Traditional syslog systems have long been opaque — exporting minimal, fixed-format metrics that rarely reflect what users actually care about. AxoSyslog, a high-performance fork of syslog-ng, has taken a different path: not only adopting native Prometheus metrics, but also enabling metric emission directly from the user’s log processing logic.
In this talk, I’ll share how we transitioned from CSV-style global and per-driver metrics to full Prometheus integration. But more importantly, I’ll explore a less common mindset: treating metrics not as static artifacts of a system, but as programmable, user-defined views of what matters.

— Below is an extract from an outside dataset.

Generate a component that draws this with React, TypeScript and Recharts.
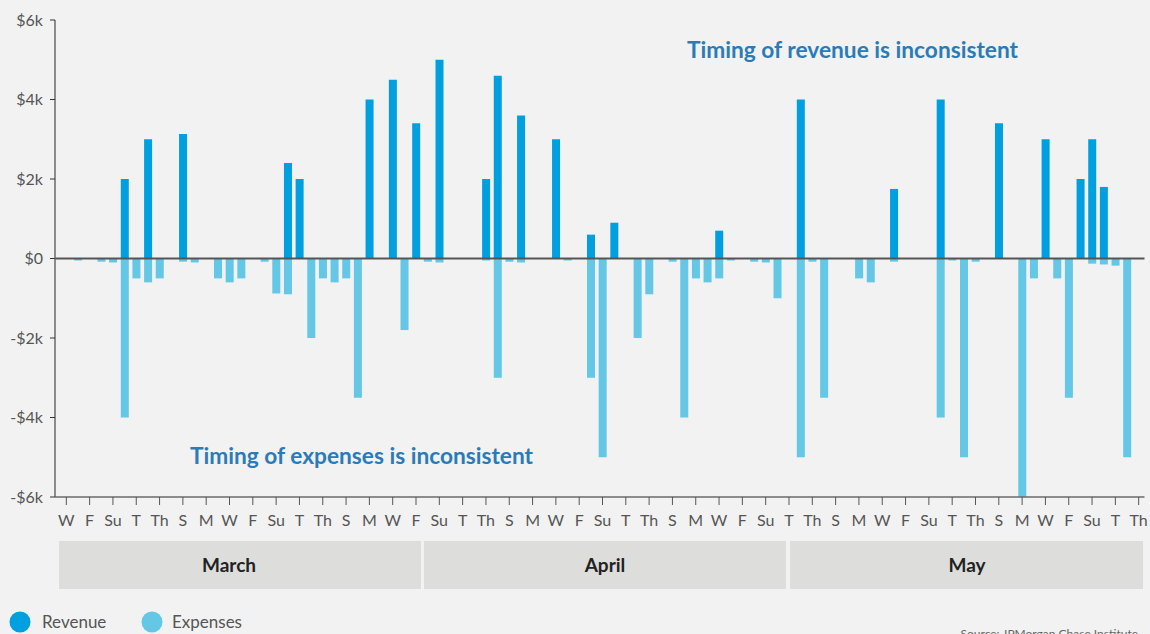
import React from 'react';
import { BarChart, Bar, XAxis, YAxis, ReferenceLine } from 'recharts';

// One category per day, 1 March (Wednesday) through 1 June (Thursday)
const dayLabels = [
  'W', 'Th', 'F', 'S', 'Su', 'M', 'T',
  'W', 'Th', 'F', 'S', 'Su', 'M', 'T',
  'W', 'Th', 'F', 'S', 'Su', 'M', 'T',
  'W', 'Th', 'F', 'S', 'Su', 'M', 'T',
  'W', 'Th', 'F', 'S', 'Su', 'M', 'T',
  'W', 'Th', 'F', 'S', 'Su', 'M', 'T',
  'W', 'Th', 'F', 'S', 'Su', 'M', 'T',
  'W', 'Th', 'F', 'S', 'Su', 'M', 'T',
  'W', 'Th', 'F', 'S', 'Su', 'M', 'T',
  'W', 'Th', 'F', 'S', 'Su', 'M', 'T',
  'W', 'Th', 'F', 'S', 'Su', 'M', 'T',
  'W', 'Th', 'F', 'S', 'Su', 'M', 'T',
  'W', 'Th', 'F', 'S', 'Su', 'M', 'T',
  'W', 'Th',
];

// Daily revenue, $ thousands
const revenue = [
  0, 0, 0, 0, 0, 2.0, 0,
  3.0, 0, 0, 3.13, 0, 0, 0,
  0, 0, 0, 0, 0, 2.4, 2.0,
  0, 0, 0, 0, 0, 4.0, 0,
  4.5, 0, 3.4, 0, 5.0, 0, 0,
  0, 2.0, 4.6, 0, 3.6, 0, 0,
  3.0, 0, 0, 0.6, 0, 0.9, 0,
  0, 0, 0, 0, 0, 0, 0,
  0.7, 0, 0, 0, 0, 0, 0,
  4.0, 0, 0, 0, 0, 0, 0,
  0, 1.75, 0, 0, 0, 4.0, 0,
  0, 0, 0, 3.4, 0, 0, 0,
  3.0, 0, 0, 2.0, 3.0, 1.8, 0,
  0, 0,
];

// Daily expenses, $ thousands
const expenses = [
  0, -0.05, 0, -0.08, -0.1, -4.0, -0.5,
  -0.6, -0.5, 0, -0.08, -0.1, 0, -0.5,
  -0.6, -0.5, 0, -0.08, -0.88, -0.9, 0,
  -2.0, -0.5, -0.6, -0.5, -3.5, 0, 0,
  0, -1.8, 0, -0.08, -0.1, 0, 0,
  0, -0.05, -3.0, -0.08, -0.1, 0, 0,
  0, -0.05, 0, -3.0, -5.0, 0, 0,
  -2.0, -0.9, 0, -0.08, -4.0, -0.5, -0.6,
  -0.5, -0.05, 0, -0.08, -0.1, -1.0, 0,
  -5.0, -0.08, -3.5, 0, 0, -0.5, -0.6,
  0, -0.08, 0, 0, 0, -4.0, -0.05,
  -5.0, -0.08, 0, 0, 0, -6.0, -0.5,
  0, -0.5, -3.5, 0, -0.13, -0.15, -0.18,
  -5.0, 0,
];

const yTicks = [-6, -4, -2, 0, 2, 4, 6];
const months = ['March', 'April', 'May'];
const seriesNames = ['Revenue', 'Expenses'];
const annotations = ['Timing of revenue is inconsistent', 'Timing of expenses is inconsistent'];
const sourceText = 'Source: JPMorgan Chase Institute';

const REV_COLOR = '#009fdf';
const EXP_COLOR = '#63c7e5';
const FONT = 'Lato, "Open Sans", sans-serif';

const data = dayLabels.map((d, i) => ({
  idx: i,
  day: d,
  revenue: revenue[i],
  expenses: expenses[i],
}));

const fmtY = (v: number) => (v === 0 ? '$0' : v < 0 ? `-$${-v}k` : `$${v}k`);

export default function App() {
  return (
    <div
      style={{
        position: 'absolute',
        left: 0,
        top: 0,
        width: 1150,
        height: 634,
        background: '#f2f2f2',
        overflow: 'hidden',
        fontFamily: FONT,
      }}
    >
      <BarChart
        width={1150}
        height={540}
        data={data}
        stackOffset="sign"
        barSize={8}
        margin={{ top: 20, right: 5.5, left: 0, bottom: 0 }}
      >
        <XAxis
          dataKey="idx"
          type="category"
          interval={1}
          tickFormatter={(i: number) => dayLabels[i]}
          padding={{ left: 5.5, right: 0 }}
          height={43}
          tickSize={8}
          tickMargin={10}
          axisLine={{ stroke: '#6a6a6a', strokeWidth: 1.5 }}
          tickLine={{ stroke: '#555', strokeWidth: 1 }}
          tick={{ fontFamily: FONT, fontSize: 16, fill: '#555' }}
        />
        <YAxis
          width={55}
          domain={[-6, 6]}
          ticks={yTicks}
          tickFormatter={fmtY}
          interval={0}
          tickSize={5}
          tickMargin={7}
          axisLine={{ stroke: '#6a6a6a', strokeWidth: 1.5 }}
          tickLine={{ stroke: '#333', strokeWidth: 1 }}
          tick={{ fontFamily: FONT, fontSize: 16, fill: '#555' }}
        />
        <Bar dataKey="revenue" stackId="a" fill={REV_COLOR} isAnimationActive={false} />
        <Bar dataKey="expenses" stackId="a" fill={EXP_COLOR} isAnimationActive={false} />
        <ReferenceLine y={0} stroke="#555" strokeWidth={2} />
      </BarChart>

      <svg
        width={1150}
        height={634}
        style={{ position: 'absolute', left: 0, top: 0, pointerEvents: 'none' }}
      >
        <text
          x={687}
          y={58}
          fontFamily={FONT}
          fontWeight={700}
          fontSize={23}
          fill="#2b7bb9"
          textLength={331}
          lengthAdjust="spacingAndGlyphs"
        >
          {annotations[0]}
        </text>
        <text
          x={190}
          y={464}
          fontFamily={FONT}
          fontWeight={700}
          fontSize={23}
          fill="#2b7bb9"
          textLength={343}
          lengthAdjust="spacingAndGlyphs"
        >
          {annotations[1]}
        </text>

        {/* month bands */}
        <rect x={59} y={541} width={362} height={48} fill="#dddddb" />
        <rect x={424} y={541} width={362} height={48} fill="#dddddb" />
        <rect x={790} y={541} width={353} height={48} fill="#dddddb" />
        <text x={229} y={572} textAnchor="middle" fontFamily={FONT} fontWeight={700} fontSize={19} fill="#222">
          {months[0]}
        </text>
        <text x={605} y={572} textAnchor="middle" fontFamily={FONT} fontWeight={700} fontSize={19} fill="#222">
          {months[1]}
        </text>
        <text x={967} y={572} textAnchor="middle" fontFamily={FONT} fontWeight={700} fontSize={19} fill="#222">
          {months[2]}
        </text>

        {/* legend */}
        <circle cx={20} cy={622} r={10.5} fill={REV_COLOR} />
        <text x={42} y={628} fontFamily={FONT} fontSize={17} fill="#555">
          {seriesNames[0]}
        </text>
        <circle cx={152} cy={622} r={10.5} fill={EXP_COLOR} />
        <text x={172} y={628} fontFamily={FONT} fontSize={17} fill="#555">
          {seriesNames[1]}
        </text>

        <text x={1138} y={638} textAnchor="end" fontFamily={FONT} fontSize={12} fill="#666">
          {sourceText}
        </text>
      </svg>
    </div>
  );
}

Users can emit fine-grained, label-rich metrics from log routing logic itself — for example, tracking per-tenant message volume, labeling metrics with custom log or environment related info, or observing how often certain fields are missing.
We’ll walk through: * What syslog metrics looked like historically (and why they fell short). * Our journey to integrating Prometheus natively. * How update_metric() works and why it's powerful. * Real-world use cases where dynamic metrics made debugging and policy enforcement dramatically easier.
If you want to make observability accessible in deeply traditional parts of the stack — or want to let users code their own metrics — this talk is for you.
Founding Engineer at Axoflow, leading the dataplane team, specializing in scalable log ingestion and processing pipelines for enterprise and cloud-native environments.
Longtime syslog-ng and AxoSyslog developer with a strong passion for open source and community-driven innovation. Focused on building reliable, high-performance log management and observability systems that address real-world operational challenges.